Work to be completed:
Reproduce the listing below in full and without alteration, apart from its pictures.

--*--

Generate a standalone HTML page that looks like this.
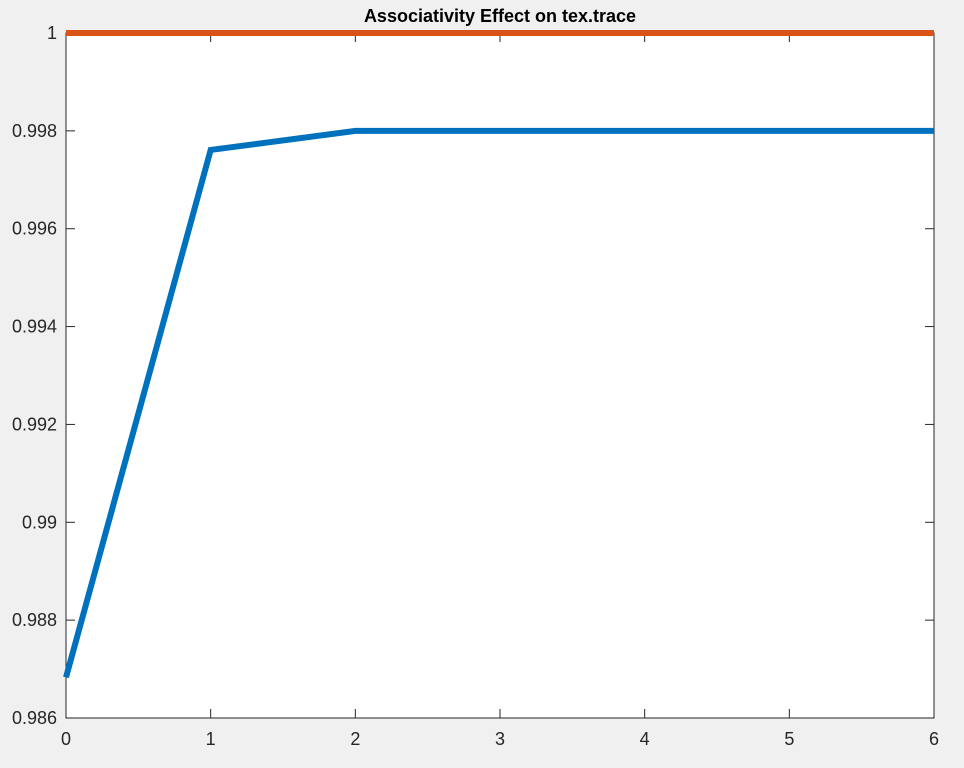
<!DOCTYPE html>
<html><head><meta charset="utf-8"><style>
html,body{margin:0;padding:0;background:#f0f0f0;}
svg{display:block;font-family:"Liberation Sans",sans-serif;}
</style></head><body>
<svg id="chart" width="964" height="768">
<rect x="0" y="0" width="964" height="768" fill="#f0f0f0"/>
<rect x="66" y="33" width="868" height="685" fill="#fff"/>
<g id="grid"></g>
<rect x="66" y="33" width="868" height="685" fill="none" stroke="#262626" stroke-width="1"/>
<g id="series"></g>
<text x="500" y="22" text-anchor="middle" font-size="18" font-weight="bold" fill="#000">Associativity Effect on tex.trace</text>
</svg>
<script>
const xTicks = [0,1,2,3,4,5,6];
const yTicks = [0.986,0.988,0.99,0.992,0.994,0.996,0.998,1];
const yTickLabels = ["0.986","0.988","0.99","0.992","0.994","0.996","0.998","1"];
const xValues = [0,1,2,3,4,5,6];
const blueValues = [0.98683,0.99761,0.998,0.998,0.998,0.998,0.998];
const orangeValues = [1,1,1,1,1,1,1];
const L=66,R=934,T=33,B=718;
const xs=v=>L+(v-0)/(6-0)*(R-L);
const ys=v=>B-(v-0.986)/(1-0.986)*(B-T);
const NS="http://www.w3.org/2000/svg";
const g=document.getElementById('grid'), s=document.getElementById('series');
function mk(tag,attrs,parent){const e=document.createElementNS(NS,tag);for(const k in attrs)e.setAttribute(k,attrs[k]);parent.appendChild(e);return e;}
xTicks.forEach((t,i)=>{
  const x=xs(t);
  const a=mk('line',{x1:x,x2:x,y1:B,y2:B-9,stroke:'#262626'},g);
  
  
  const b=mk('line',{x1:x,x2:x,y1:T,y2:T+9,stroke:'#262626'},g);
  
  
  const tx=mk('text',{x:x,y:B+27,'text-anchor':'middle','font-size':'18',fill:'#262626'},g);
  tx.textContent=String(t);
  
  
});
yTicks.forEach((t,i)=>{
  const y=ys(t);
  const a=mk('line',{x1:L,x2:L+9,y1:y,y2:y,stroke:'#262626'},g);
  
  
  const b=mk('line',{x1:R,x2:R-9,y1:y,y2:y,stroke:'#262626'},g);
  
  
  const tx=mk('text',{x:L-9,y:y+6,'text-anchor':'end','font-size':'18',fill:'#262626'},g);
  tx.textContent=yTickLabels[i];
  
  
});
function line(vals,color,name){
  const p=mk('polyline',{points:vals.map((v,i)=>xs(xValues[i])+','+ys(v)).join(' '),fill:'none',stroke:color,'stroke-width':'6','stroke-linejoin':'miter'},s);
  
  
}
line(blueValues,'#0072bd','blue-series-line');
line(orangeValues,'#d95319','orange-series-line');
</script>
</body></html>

--*--

Final answer:
Generate a standalone HTML page that looks like this.
<!DOCTYPE html>
<html><head><meta charset="utf-8"><style>
html,body{margin:0;padding:0;background:#f0f0f0;}
svg{display:block;font-family:"Liberation Sans",sans-serif;}
</style></head><body>
<svg id="chart" width="964" height="768">
<rect x="0" y="0" width="964" height="768" fill="#f0f0f0"/>
<rect x="66" y="33" width="868" height="685" fill="#fff"/>
<g id="grid"></g>
<rect x="66" y="33" width="868" height="685" fill="none" stroke="#262626" stroke-width="1"/>
<g id="series"></g>
<text x="500" y="22" text-anchor="middle" font-size="18" font-weight="bold" fill="#000">Associativity Effect on tex.trace</text>
</svg>
<script>
const xTicks = [0,1,2,3,4,5,6];
const yTicks = [0.986,0.988,0.99,0.992,0.994,0.996,0.998,1];
const yTickLabels = ["0.986","0.988","0.99","0.992","0.994","0.996","0.998","1"];
const xValues = [0,1,2,3,4,5,6];
const blueValues = [0.98683,0.99761,0.998,0.998,0.998,0.998,0.998];
const orangeValues = [1,1,1,1,1,1,1];
const L=66,R=934,T=33,B=718;
const xs=v=>L+(v-0)/(6-0)*(R-L);
const ys=v=>B-(v-0.986)/(1-0.986)*(B-T);
const NS="http://www.w3.org/2000/svg";
const g=document.getElementById('grid'), s=document.getElementById('series');
function mk(tag,attrs,parent){const e=document.createElementNS(NS,tag);for(const k in attrs)e.setAttribute(k,attrs[k]);parent.appendChild(e);return e;}
xTicks.forEach((t,i)=>{
  const x=xs(t);
  const a=mk('line',{x1:x,x2:x,y1:B,y2:B-9,stroke:'#262626'},g);
  
  
  const b=mk('line',{x1:x,x2:x,y1:T,y2:T+9,stroke:'#262626'},g);
  
  
  const tx=mk('text',{x:x,y:B+27,'text-anchor':'middle','font-size':'18',fill:'#262626'},g);
  tx.textContent=String(t);
  
  
});
yTicks.forEach((t,i)=>{
  const y=ys(t);
  const a=mk('line',{x1:L,x2:L+9,y1:y,y2:y,stroke:'#262626'},g);
  
  
  const b=mk('line',{x1:R,x2:R-9,y1:y,y2:y,stroke:'#262626'},g);
  
  
  const tx=mk('text',{x:L-9,y:y+6,'text-anchor':'end','font-size':'18',fill:'#262626'},g);
  tx.textContent=yTickLabels[i];
  
  
});
function line(vals,color,name){
  const p=mk('polyline',{points:vals.map((v,i)=>xs(xValues[i])+','+ys(v)).join(' '),fill:'none',stroke:color,'stroke-width':'6','stroke-linejoin':'miter'},s);
  
  
}
line(blueValues,'#0072bd','blue-series-line');
line(orangeValues,'#d95319','orange-series-line');
</script>
</body></html>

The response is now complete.